Die Verfügungsbeklagten können sich demgegenüber nicht auf ihre Pressefreiheit aus Art. 5 GG berufen. Denn selbst wenn sie ein Interesse daran hatten, zur Aufdeckung etwaiger missbräuchlicher Vorgehensweisen der Verfügungsklägerin die Dozenten und Teilnehmer der Veranstaltung mit ihren Vorwürfen zu konfrontieren und hierdurch eine verwertbare Spontanreaktion zu erzielen, bestand kein zwingender Anlass, hierzu in eine geschlossene Veranstaltung einzudringen. Vielmehr hätte eine solche Konfrontation auch in vergleichbarer Weise außerhalb der Tagungsräumlichkeiten erfolgen können. Das Handeln der Verfügungsbeklagten stellt sich insoweit nicht als einzige Möglichkeit einer sonst nicht verfügbaren Informationsbeschaffung dar, sondern diente dem Zweck, für eine etwaige spätere Veröffentlichung über möglichst sensationelles Material zu verfügen. Dies kann jedoch im Rahmen des Schutzbereiches von Art. 5 GG nicht dazu führen, dass diese Vorgehensweise Vorrang vor den berechtigten Interessen der Verfügungsklägerin genießt.

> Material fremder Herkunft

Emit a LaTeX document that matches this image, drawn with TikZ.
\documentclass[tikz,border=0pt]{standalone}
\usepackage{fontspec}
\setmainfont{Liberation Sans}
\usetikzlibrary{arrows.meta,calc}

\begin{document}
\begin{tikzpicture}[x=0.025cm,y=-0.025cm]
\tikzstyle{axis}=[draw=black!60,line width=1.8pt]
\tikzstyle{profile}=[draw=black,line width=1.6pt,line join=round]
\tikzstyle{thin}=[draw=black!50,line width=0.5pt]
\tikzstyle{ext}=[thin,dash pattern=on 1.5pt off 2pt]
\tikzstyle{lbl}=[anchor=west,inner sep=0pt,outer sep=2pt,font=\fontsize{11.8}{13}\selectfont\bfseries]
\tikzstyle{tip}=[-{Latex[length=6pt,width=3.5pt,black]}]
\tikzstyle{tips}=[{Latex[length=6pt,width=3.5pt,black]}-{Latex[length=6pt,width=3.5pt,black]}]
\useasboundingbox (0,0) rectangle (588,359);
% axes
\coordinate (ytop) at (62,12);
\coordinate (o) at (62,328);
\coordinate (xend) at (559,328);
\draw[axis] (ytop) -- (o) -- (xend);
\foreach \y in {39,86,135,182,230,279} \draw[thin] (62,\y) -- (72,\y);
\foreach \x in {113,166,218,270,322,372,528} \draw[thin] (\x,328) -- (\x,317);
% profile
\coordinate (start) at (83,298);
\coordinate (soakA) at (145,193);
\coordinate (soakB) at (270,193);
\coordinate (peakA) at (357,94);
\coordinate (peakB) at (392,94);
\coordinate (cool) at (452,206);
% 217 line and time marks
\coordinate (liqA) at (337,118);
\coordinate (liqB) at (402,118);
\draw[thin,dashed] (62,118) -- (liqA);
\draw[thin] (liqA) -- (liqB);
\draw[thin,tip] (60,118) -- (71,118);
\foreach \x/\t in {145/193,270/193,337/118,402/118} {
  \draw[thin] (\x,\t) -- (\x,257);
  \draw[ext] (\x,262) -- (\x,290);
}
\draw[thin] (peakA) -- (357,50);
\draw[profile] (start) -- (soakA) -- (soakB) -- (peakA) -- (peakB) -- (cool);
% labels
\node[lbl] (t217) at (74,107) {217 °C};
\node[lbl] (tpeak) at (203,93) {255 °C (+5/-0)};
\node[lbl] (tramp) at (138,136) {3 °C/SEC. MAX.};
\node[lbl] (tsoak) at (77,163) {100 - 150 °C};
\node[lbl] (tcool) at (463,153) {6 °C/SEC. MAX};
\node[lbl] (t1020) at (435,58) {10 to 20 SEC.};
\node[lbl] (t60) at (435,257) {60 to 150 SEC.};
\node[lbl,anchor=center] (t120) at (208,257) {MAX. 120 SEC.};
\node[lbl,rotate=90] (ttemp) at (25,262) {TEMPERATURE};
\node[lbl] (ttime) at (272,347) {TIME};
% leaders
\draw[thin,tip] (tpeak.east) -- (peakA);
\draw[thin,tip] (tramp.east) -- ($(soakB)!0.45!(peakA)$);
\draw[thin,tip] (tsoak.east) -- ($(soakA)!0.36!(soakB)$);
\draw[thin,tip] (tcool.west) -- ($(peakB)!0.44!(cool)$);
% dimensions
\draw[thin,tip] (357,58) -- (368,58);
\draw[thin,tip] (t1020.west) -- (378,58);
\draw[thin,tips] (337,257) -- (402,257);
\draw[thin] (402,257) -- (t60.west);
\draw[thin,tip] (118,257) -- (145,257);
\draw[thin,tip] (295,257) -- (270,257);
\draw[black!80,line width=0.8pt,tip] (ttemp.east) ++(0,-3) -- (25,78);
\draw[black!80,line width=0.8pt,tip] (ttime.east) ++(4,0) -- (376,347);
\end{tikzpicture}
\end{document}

Der Anspruch ist auch gegen den Verfügungsbeklagten zu 3) begründet. Der Verfügungsbeklagte zu 3) hat als Gehilfe bei der Erstellung der Aufnahmen mitgewirkt. Selbst wenn er nicht in Besitz der Aufnahmen ist, sieht die Kammer die Gefahr für begründet, dass er an einer späteren Veröffentlichung durchaus mitwirkt.

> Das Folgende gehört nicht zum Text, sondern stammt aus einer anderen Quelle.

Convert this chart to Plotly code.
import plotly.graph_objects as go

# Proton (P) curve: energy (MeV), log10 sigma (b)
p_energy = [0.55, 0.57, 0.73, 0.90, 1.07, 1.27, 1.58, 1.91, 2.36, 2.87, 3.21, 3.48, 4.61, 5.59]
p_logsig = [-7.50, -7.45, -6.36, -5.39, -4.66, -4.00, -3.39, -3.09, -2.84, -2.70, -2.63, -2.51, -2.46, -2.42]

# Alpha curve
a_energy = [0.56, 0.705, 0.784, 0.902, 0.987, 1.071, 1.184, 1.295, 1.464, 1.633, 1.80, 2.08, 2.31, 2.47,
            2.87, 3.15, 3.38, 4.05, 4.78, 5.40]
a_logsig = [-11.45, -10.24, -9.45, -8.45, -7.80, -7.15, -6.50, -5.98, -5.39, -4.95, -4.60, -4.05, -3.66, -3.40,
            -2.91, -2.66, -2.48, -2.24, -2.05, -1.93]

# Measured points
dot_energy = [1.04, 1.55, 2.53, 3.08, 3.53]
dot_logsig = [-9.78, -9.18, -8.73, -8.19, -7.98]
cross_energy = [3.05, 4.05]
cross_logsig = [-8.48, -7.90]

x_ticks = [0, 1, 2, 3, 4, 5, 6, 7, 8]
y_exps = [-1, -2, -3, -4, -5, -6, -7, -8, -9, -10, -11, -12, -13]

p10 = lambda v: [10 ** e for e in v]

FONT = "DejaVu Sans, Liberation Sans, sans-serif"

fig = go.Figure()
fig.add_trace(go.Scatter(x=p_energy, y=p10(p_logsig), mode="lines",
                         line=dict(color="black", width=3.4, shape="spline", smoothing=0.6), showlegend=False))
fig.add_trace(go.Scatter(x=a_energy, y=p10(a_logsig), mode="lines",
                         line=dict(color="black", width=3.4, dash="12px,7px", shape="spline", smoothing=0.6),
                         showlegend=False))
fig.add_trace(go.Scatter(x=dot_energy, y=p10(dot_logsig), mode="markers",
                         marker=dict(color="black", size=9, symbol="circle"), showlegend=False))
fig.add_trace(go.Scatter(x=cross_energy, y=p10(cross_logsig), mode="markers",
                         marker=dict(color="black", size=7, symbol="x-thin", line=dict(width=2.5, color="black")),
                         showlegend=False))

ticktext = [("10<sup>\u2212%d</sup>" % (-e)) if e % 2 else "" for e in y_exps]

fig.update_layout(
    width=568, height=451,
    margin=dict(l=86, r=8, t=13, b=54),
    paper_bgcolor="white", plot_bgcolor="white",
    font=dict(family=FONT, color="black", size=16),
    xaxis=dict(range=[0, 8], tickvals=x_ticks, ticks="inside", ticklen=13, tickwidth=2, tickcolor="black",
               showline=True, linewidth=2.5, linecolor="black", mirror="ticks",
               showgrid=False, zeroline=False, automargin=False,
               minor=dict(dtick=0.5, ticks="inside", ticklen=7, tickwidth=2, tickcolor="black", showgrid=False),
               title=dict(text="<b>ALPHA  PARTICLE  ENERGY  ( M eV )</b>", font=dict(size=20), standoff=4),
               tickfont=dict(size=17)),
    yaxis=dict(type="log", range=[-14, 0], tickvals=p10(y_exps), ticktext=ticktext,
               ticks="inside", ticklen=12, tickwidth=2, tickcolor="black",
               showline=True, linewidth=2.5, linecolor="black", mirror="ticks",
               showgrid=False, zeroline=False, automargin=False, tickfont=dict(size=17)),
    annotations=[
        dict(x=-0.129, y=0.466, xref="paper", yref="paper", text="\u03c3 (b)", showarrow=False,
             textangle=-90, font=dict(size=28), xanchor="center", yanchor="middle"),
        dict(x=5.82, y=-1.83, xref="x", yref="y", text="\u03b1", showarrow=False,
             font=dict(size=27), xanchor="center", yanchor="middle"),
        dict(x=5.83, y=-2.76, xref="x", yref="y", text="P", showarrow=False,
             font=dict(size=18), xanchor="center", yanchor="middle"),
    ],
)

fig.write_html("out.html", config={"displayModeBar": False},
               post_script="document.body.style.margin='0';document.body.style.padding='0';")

Die weitergehenden Anträge der Verfügungsklägerin sind nicht begründet. Soweit die Verfügungsklägerin Unterlassung auch einer Veröffentlichung etwaiger auf dem übrigen Gelände des ... gefertigter Aufnahmen verlangt, ist schon nicht glaubhaft gemacht, dass hier überhaupt Aufnahmen von den Dozenten oder Teilnehmern der Veranstaltung angefertigt wurden. Soweit Aufnahmen vor dem Polizeigebäude in Gladbeck angefertigt wurden, liegt kein Eingriff in die geschützte Sphäre der Verfügungsklägerin vor, so dass die Anfertigung der Aufnahmen als solches sich nicht als rechtswidrig darstellt. Ob eine etwaige spätere Veröffentlichung dieser Aufnahmen die Verfügungsklägerin in ihren Rechten verletzt, kann noch nicht festgestellt werden, da weder feststeht, dass insoweit eine Veröffentlichung erfolgen wird, noch wie diese aussehen würde.

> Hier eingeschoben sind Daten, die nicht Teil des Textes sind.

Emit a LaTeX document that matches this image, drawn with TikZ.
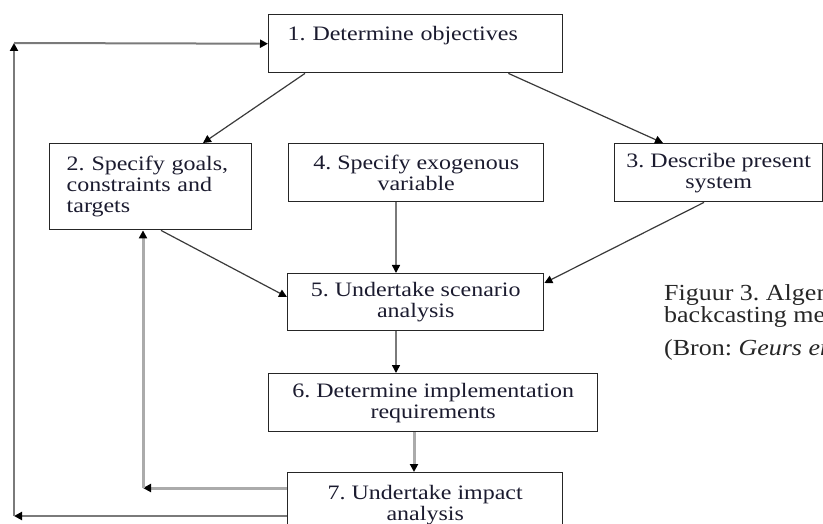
\documentclass[tikz,border=0pt]{standalone}
\usepackage{fontspec}
\setmainfont{Liberation Serif}
\newfontfamily\boxfont[FakeStretch=1.17]{Liberation Serif}
\newfontfamily\capfont[FakeStretch=1.13]{Liberation Serif}
\usetikzlibrary{arrows.meta, calc}
\definecolor{boxline}{HTML}{262626}
\definecolor{arrgray}{HTML}{3A3A3A}
\definecolor{midgray}{HTML}{7A7A7A}
\definecolor{ltgray}{HTML}{ABABAB}
\definecolor{inkblue}{HTML}{1B1B2F}
\frenchspacing

\begin{document}
\begin{tikzpicture}[
    x=1pt, y=-1pt,
    >={Triangle[length=8pt, width=8pt, color=black]},
    stepbox/.style={draw=boxline, line width=1.4pt, anchor=north west,
      inner sep=0pt, align=center, text=inkblue,
      font=\boxfont\fontsize{20.5}{21}\selectfont},
    diag/.style={->, draw=arrgray, line width=1.2pt},
    flow/.style={->, draw=midgray, line width=1.5pt},
    back/.style={->, draw=ltgray, line width=3pt},
    outer/.style={->, draw=midgray, line width=2pt},
    caption/.style={anchor=base west, inner sep=0pt, text=black!85,
      font=\capfont\fontsize{23}{23}\selectfont},
  ]

  % Page
  \useasboundingbox (0,0) rectangle (823,524);
  \clip (0,0) rectangle (823,524);

  %%% ============================================================ %%%
  %%% Steps                                                        %%%
  %%% ============================================================ %%%
  \node[stepbox, minimum width=294, minimum height=58, text width=256, align=left]
    (b1) at (268,14) {1. Determine objectives\\\mbox{}};
  \node[stepbox, minimum width=202, minimum height=86, text width=168, align=left]
    (b2) at (49,143) {2. Specify goals,\\constraints and\\targets};
  \node[stepbox, minimum width=255, minimum height=58]
    (b4) at (288,143) {4. Specify exogenous\\variable};
  \node[stepbox, minimum width=208, minimum height=58]
    (b3) at (614,143) {3. Describe present\\system};
  \node[stepbox, minimum width=256, minimum height=57]
    (b5) at (287,273) {5. Undertake scenario\\analysis};
  \node[stepbox, minimum width=329, minimum height=58]
    (b6) at (268,373) {6. Determine implementation\\requirements};
  \node[stepbox, minimum width=275, minimum height=65]
    (b7) at (287,472) {7. Undertake impact\\analysis};

  % Corners of the feedback loops
  \coordinate (c1) at (143,488);
  \coordinate (c2) at (14,516);
  \coordinate (c3) at (14,43);

  %%% ============================================================ %%%
  %%% Connectors                                                   %%%
  %%% ============================================================ %%%
  \draw[diag] ($(b1.south west)+(37,0)$) -- ($(b2.north west)+(154,0)$);
  \draw[diag] ($(b1.south east)+(-55,0)$) -- ($(b3.north west)+(49,0)$);
  \draw[diag] ($(b2.south west)+(112,0)$) -- ($(b5.north west)+(0,24)$);
  \draw[diag] ($(b3.south west)+(90,0)$) -- ($(b5.north east)+(0,10)$);
  \draw[flow] ($(b4.south west)+(108,0)$) -- ($(b5.north west)+(109,0)$);
  \draw[flow] ($(b5.south west)+(109,0)$) -- ($(b6.north west)+(128,0)$);
  \draw[back] ($(b6.south west)+(146,0)$) -- ($(b7.north west)+(127,0)$);

  % Feedback to step 2
  \draw[back] ($(b7.north west)+(0,16)$) -- (c1);
  \draw[back] (c1) -- (c1 |- b2.south);

  % Feedback to step 1
  \draw[outer] ($(b7.north west)+(0,44)$) -- (c2);
  \draw[outer] (c2) -- (c3);
  \draw[outer] (c3) -- (b1.west);

  %%% ============================================================ %%%
  %%% Caption                                                      %%%
  %%% ============================================================ %%%
  \node[caption] (cap1) at (664,301) {Figuur 3. Algem};
  \node[caption] (cap2) at (664,323) {backcasting me};
  \node[caption] (cap3) at (664,355) {(Bron: \textit{Geurs en}};

\end{tikzpicture}
\end{document}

Eine Anordnung der Herausgabe der Aufnahmen an einen Gerichtsvollzieher erscheint zur Wahrung der Rechte der Verfügungsklägerin im Eilverfahren nicht erforderlich. Denn zum einen ist weder ersichtlich, dass eine Veröffentlichung der Aufnahmen unmittelbar droht und zum anderen sich die Verfügungsbeklagten sich nicht bereits durch die mit einer Strafandrohung verbundene Unterlassungsverpflichtung hiervon abhalten lassen werden.

Der Antrag zu III. schließlich ist ebenfalls nicht begründet, da die Verfügungsklägerin nicht glaubhaft gemacht hat, dass bereits eine Weitergabe der Aufzeichnungen durch die Verfügungsbeklagten erfolgt ist. Insoweit wäre es Sache der Verfügungsklägerin, sich durch ein Auskunftsersuchen an die Verfügungsbeklagten hierüber zunächst Kenntnis zu verschaffen und sodann ggf. selbst eine Veröffentlichung zu verhindern. Ferner ist auch mangels Darlegung der rechtlichen Verhältnisse zwischen den Verfügungsbeklagten und etwaigen Dritten nicht ersichtlich, ob die Verfügungsbeklagten für den Fall der Weitergabe an Dritte von diesen überhaupt eine Rückgabe des Materials verlangen könnten.

Die Kostenentscheidung beruht auf § 92 Abs. 1 ZPO.

Die Entscheidung über die vorläufige Vollstreckbarkeit ergeht auf Grund von §§ 708 Nr. 6,11,711 ZPO.